Милорадович начал канонаду из ста орудий и открыл сокрушительный огонь по пяти дивизиям Даву. Наши орудия отвечали ему с преимуществом. Как ни горяч был Милорадович, но не решился атаковать внушительный фронт опытных солдат и ограничился артиллерийским обстрелом. Головная часть русской армии, выйдя к речке, прикрывавшей Нея, в свою очередь начала канонаду, но Ней тотчас отвечал ей градом ядер. Так простояли какое-то время, осыпая друг друга яростным артиллерийским огнем, и неприятель, который должен был нас сокрушить, ибо вчетверо превосходил численностью, всё еще остерегался атаковать. Настало время отходить французам, ибо они достаточно продемонстрировали свою силу русской армии, чтобы она воздержалась от всяких серьезных нападений, и к тому же важно было перейти через Вязьму, пока не наступила темнота. В то время как генерал Бруссье отступал на городок, пользуясь тем, что располагался к нему ближе всего, пять дивизий Даву продефилировали перед неприятелем: каждая линия производила ружейный огонь, а затем сворачивалась и отходила в промежутки следующей линии, которая в свою очередь открывала огонь, чтобы защитить движение отступавших колонн. Генерал Моран остался последним в боевых порядках, чтобы прикрыть отступление всех остальных. Наконец и он свернул свои линии, и, поскольку на него с силой напирали, 57-й остановился, повернулся кругом, двинулся на русских, опустив штыки, оттеснил их, а затем вернулся на дорогу к Вязьме.
К несчастью, стало темно; часть города, располагавшаяся за рекой и обнажившаяся в результате отступления Нея, была внезапно захвачена неприятелем. Мы на него напоролись, и, чтобы прорваться, пришлось вести самый ожесточенный бой. В сумятице мы потеряли два орудия. Поскольку через Вязьму было только два моста, один в городе, другой снаружи, скопление войск, темнота и артиллерийский огонь привели к некоторому беспорядку. Доблестный 57-й повторными атаками сдержал русских и прикрыл переход через реку.

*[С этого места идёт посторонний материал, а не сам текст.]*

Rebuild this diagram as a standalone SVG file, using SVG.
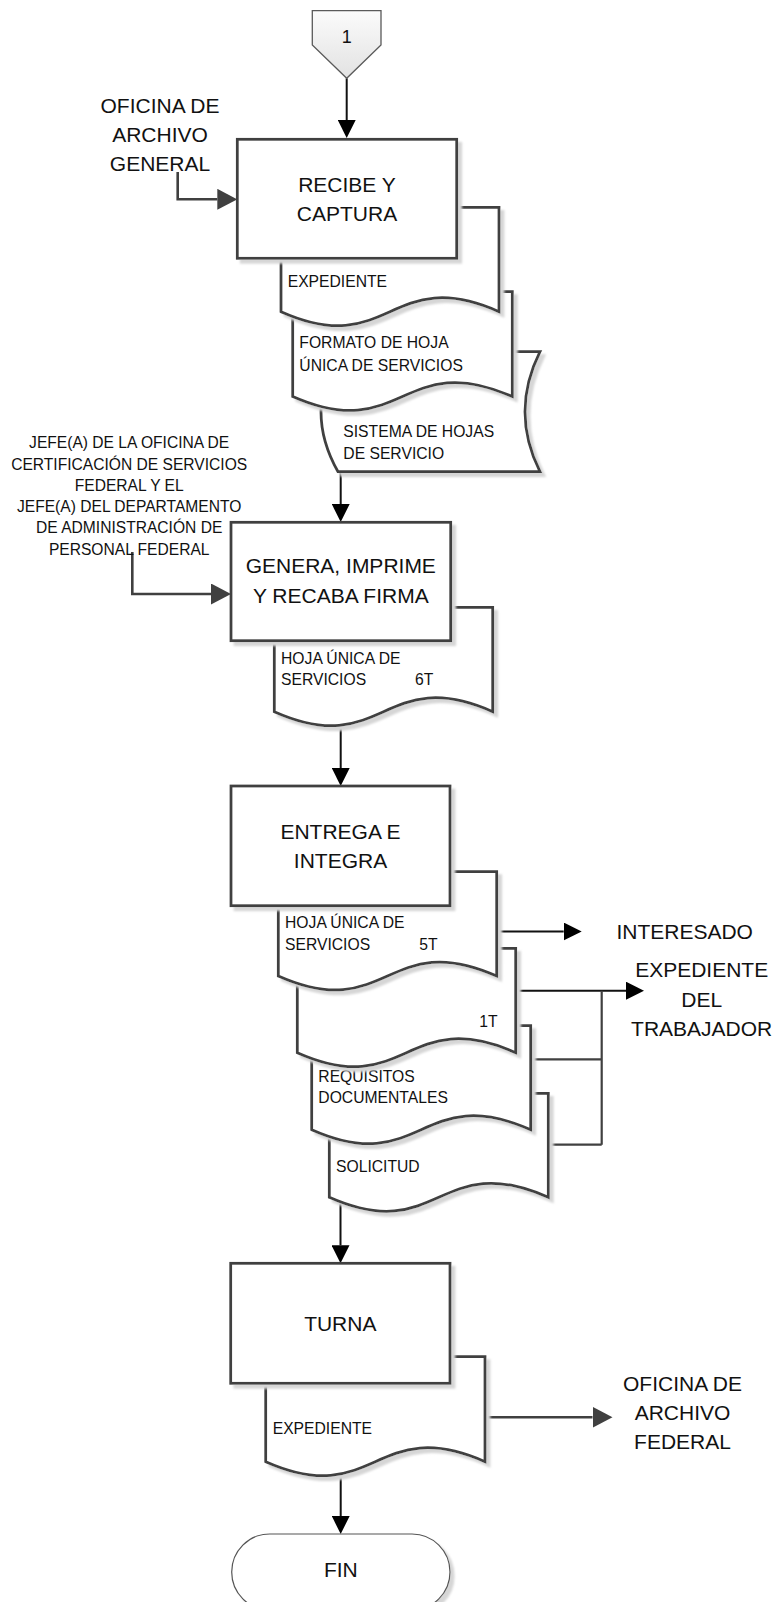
<svg xmlns="http://www.w3.org/2000/svg" width="778" height="1602" viewBox="0 0 778 1602">
<style>
text{font-family:"Liberation Sans",Arial,sans-serif;fill:#111}
.big{font-size:21px;text-anchor:middle}
.doc{font-size:15.7px}
.jefe{font-size:15.6px;text-anchor:middle}
.shape{fill:#fff;stroke:#404040;stroke-width:2.75;stroke-linejoin:miter;filter:url(#sh)}
.ln{fill:none;stroke:#111;stroke-width:2}
.lg{fill:none;stroke:#404040;stroke-width:2.6}
.lb{fill:none;stroke:#404040;stroke-width:2.2}
</style>
<defs>
<filter id="sh" x="-10%" y="-10%" width="130%" height="130%">
<feDropShadow dx="4" dy="4" stdDeviation="0.8" flood-color="#d6d6d6" flood-opacity="1"/>
</filter>
<linearGradient id="og" x1="0" y1="0" x2="0" y2="1">
<stop offset="0" stop-color="#fbfbfb"/>
<stop offset="1" stop-color="#e2e2e2"/>
</linearGradient>
<marker id="ab" viewBox="0 0 18 18" refX="0" refY="9" markerWidth="18" markerHeight="18" markerUnits="userSpaceOnUse" orient="auto">
<path d="M0,0 L18,9 L0,18 Z" fill="#000"/>
</marker>
<marker id="ag" viewBox="0 0 20 21" refX="0" refY="10.5" markerWidth="20" markerHeight="21" markerUnits="userSpaceOnUse" orient="auto">
<path d="M0,0 L20,10.5 L0,21 Z" fill="#404040"/>
</marker>
</defs>
<rect width="778" height="1602" fill="#fff"/>

<g id="connectors">
<path class="ln" d="M346.7,78.3 V120" marker-end="url(#ab)"/>
<path class="lg" d="M177.7,172 V199.3 H217.3" marker-end="url(#ag)"/>
<path class="ln" d="M340.7,471.7 V504" marker-end="url(#ab)"/>
<path class="lg" d="M132.3,552 V594 H211" marker-end="url(#ag)"/>
<path class="ln" d="M340.7,724 V768" marker-end="url(#ab)"/>
<path class="ln" d="M496.7,931.5 H563.7" marker-end="url(#ab)"/>
<path class="ln" d="M515.7,990.7 H626" marker-end="url(#ab)"/>
<path class="lb" d="M601.7,990.7 V1144.7 M530.7,1059.3 H601.7 M548.3,1144.7 H601.7"/>
<path class="ln" d="M340.5,1203 V1245.3" marker-end="url(#ab)"/>
<path class="lg" d="M485,1417.3 H592.5" marker-end="url(#ag)"/>
<path class="ln" d="M340.7,1475 V1516" marker-end="url(#ab)"/>
</g>

<g id="offpage-1">
<path d="M312.3,10.7 H381 V45 L346.7,78.3 L312.3,45 Z" fill="url(#og)" stroke="#5a5a5a" stroke-width="1.3"/>
<text x="346.7" y="43.3" style="font-size:18px;text-anchor:middle">1</text>
</g>

<g id="label-oficina-general">
<text class="big" x="160" y="113.3">OFICINA DE</text>
<text class="big" x="160" y="142">ARCHIVO</text>
<text class="big" x="160" y="170.7">GENERAL</text>
</g>

<g id="doc-sistema">
<path class="shape" d="M338,351.7 L540,351.7 Q510,411.7 540,471.7 L338,471.7 Q304,411.7 338,351.7 Z"/>
<text class="doc" x="343.3" y="437.3">SISTEMA DE HOJAS</text>
<text class="doc" x="343.3" y="459.3">DE SERVICIO</text>
</g>
<g id="doc-formato">
<path class="shape" d="M292.7,291.7 H512.3 V396.5 C402.5,348 402.5,445 292.7,396.5 Z"/>
<text class="doc" x="299.3" y="348.3">FORMATO DE HOJA</text>
<text class="doc" x="299.3" y="370.5">ÚNICA DE SERVICIOS</text>
</g>
<g id="doc-expediente-1">
<path class="shape" d="M281,207.3 H499 V311.7 C390,263.2 390,360.2 281,311.7 Z"/>
<text class="doc" x="287.7" y="286.7">EXPEDIENTE</text>
</g>
<g id="proc-recibe">
<rect class="shape" x="237.3" y="139.3" width="219.4" height="119"/>
<text class="big" x="347" y="191.7">RECIBE Y</text>
<text class="big" x="347" y="220.7">CAPTURA</text>
</g>

<g id="label-jefe">
<text class="jefe" x="129.2" y="448.3">JEFE(A) DE LA OFICINA DE</text>
<text class="jefe" x="129.2" y="469.5">CERTIFICACIÓN DE SERVICIOS</text>
<text class="jefe" x="129.2" y="490.8">FEDERAL Y EL</text>
<text class="jefe" x="129.2" y="512.1">JEFE(A) DEL DEPARTAMENTO</text>
<text class="jefe" x="129.2" y="533.4">DE ADMINISTRACIÓN DE</text>
<text class="jefe" x="129.2" y="554.7">PERSONAL FEDERAL</text>
</g>

<g id="doc-hoja-6t">
<path class="shape" d="M274.3,607.3 H492.7 V711.7 C383.5,663.2 383.5,760.2 274.3,711.7 Z"/>
<text class="doc" x="281" y="664">HOJA ÚNICA DE</text>
<text class="doc" x="281" y="685">SERVICIOS</text>
<text class="doc" x="415" y="685">6T</text>
</g>
<g id="proc-genera">
<rect class="shape" x="231" y="522.3" width="219.7" height="118.4"/>
<text class="big" x="340.8" y="573.3">GENERA, IMPRIME</text>
<text class="big" x="340.8" y="602.7">Y RECABA FIRMA</text>
</g>

<g id="doc-solicitud">
<path class="shape" d="M329.3,1093.3 H548.3 V1197.3 C438.8,1148.8 438.8,1245.8 329.3,1197.3 Z"/>
<text class="doc" x="336" y="1171.7">SOLICITUD</text>
</g>
<g id="doc-requisitos">
<path class="shape" d="M311.7,1025.7 H530.7 V1129.7 C421.2,1081.2 421.2,1178.2 311.7,1129.7 Z"/>
<text class="doc" x="318.3" y="1081.7">REQUISITOS</text>
<text class="doc" x="318.3" y="1102.7">DOCUMENTALES</text>
</g>
<g id="doc-1t">
<path class="shape" d="M297.3,948.3 H515.7 V1052.7 C406.5,1004.2 406.5,1101.2 297.3,1052.7 Z"/>
<text class="doc" x="479.3" y="1026.7">1T</text>
</g>
<g id="doc-hoja-5t">
<path class="shape" d="M278.3,871.7 H496.7 V976 C387.5,927.5 387.5,1024.5 278.3,976 Z"/>
<text class="doc" x="285" y="928.3">HOJA ÚNICA DE</text>
<text class="doc" x="285" y="950">SERVICIOS</text>
<text class="doc" x="419.3" y="950">5T</text>
</g>
<g id="proc-entrega">
<rect class="shape" x="231" y="786" width="219" height="119.7"/>
<text class="big" x="340.5" y="839">ENTREGA E</text>
<text class="big" x="340.5" y="867.7">INTEGRA</text>
</g>

<g id="label-interesado">
<text class="big" x="684.7" y="939">INTERESADO</text>
</g>
<g id="label-expediente-trabajador">
<text class="big" x="701.7" y="977.3">EXPEDIENTE</text>
<text class="big" x="701.7" y="1006.7">DEL</text>
<text class="big" x="701.7" y="1035.7">TRABAJADOR</text>
</g>

<g id="doc-expediente-2">
<path class="shape" d="M265.7,1356.7 H485 V1461.7 C375.3,1413.2 375.3,1510.2 265.7,1461.7 Z"/>
<text class="doc" x="272.7" y="1434.3">EXPEDIENTE</text>
</g>
<g id="proc-turna">
<rect class="shape" x="230.7" y="1263.3" width="219.3" height="120"/>
<text class="big" x="340.3" y="1330.7">TURNA</text>
</g>

<g id="label-oficina-federal">
<text class="big" x="682.5" y="1390.7">OFICINA DE</text>
<text class="big" x="682.5" y="1420">ARCHIVO</text>
<text class="big" x="682.5" y="1449">FEDERAL</text>
</g>

<g id="term-fin">
<rect x="231.7" y="1534" width="218.3" height="76" rx="38" ry="38" fill="#fff" stroke="#555" stroke-width="1.2" filter="url(#sh)"/>
<text class="big" x="340.8" y="1577.3">FIN</text>
</g>
</svg>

Этот бой обошелся французской армии в 1500—1800 самых лучших солдат. Поскольку ее артиллерия била более метко, неприятель понес потери по меньшей мере вдвое большие; но его раненые не были потеряны, тогда как французам не удалось спасти ни одного из своих раненых. Абсолютное отсутствие ухода, начавшиеся холода и, главное, жестокость крестьян обрекали на смерть всех, кто оставался на дороге.
В Вязьме не нашлось никаких средств существования. Гвардия и прошедшие через город корпуса смели всё, а московского продовольствия больше не осталось. Холодной темной ночью бросились в лес, зажгли большие костры и пожарили на них конины. Солдаты Евгения и Даву, особенно последние, бывшие на ногах уже три дня, легли прямо у бивачных костров и погрузились в глубокий сон. Было 3 ноября; они прикрывали отступление уже две недели, потеряв больше половины своего состава. Наполеон решил предоставить солдатам отдых и заменил их в арьергарде Неем. Впрочем, это была с его стороны не милость, а несправедливость: Наполеон жаловался на то, что они двигаются слишком медленно. Живя среди гвардии в голове армии, поглощавшей те немногие припасы, какие еще можно было найти на дорогах, и оставлявшей павших лошадей тем, кто шел за ними, он не видел собственно отступления и не хотел ничего видеть, ибо ему пришлось бы смотреть на ужасные последствия своих ошибок. Он предпочитал их отрицать и, находясь в двух маршах от арьергарда и не замечая его затруднений, продолжал на него жаловаться, вместо того чтобы отправиться руководить им.
После Малоярославца Наполеон не беседовал с Даву. Увидевшись с ним вновь, он имел со своим маршалом самое бурное объяснение. Даву, хоть и приученный к повиновению того времени, обладал гордостью, которую не могла сломить никакая власть. Он с горечью защищал честь 1-го корпуса. Такие офицеры, как генералы Ком-пан, Моран и Жерар, всегда на коне, пусть и раненые, не заслужили ни одного упрека. Даву защищал не себя, он защищал своих славных генералов, которым был обязан всем. Наполеон умолк, но до самого дня своего огьезда из армии не обратился более к Даву ни с одним словом, что, впрочем, для последнего не было наказанием. Тем не менее знаменитый полководец был принесен в жертву в России так же, как Массена в Португалии. Принялись повторять, вслед за Наполеоном, что во время отступления он вел себя недостойно своего великого характера. Это было так же верно, как то, что Массена стал причиной невзгод армии на Иберийском полуострове.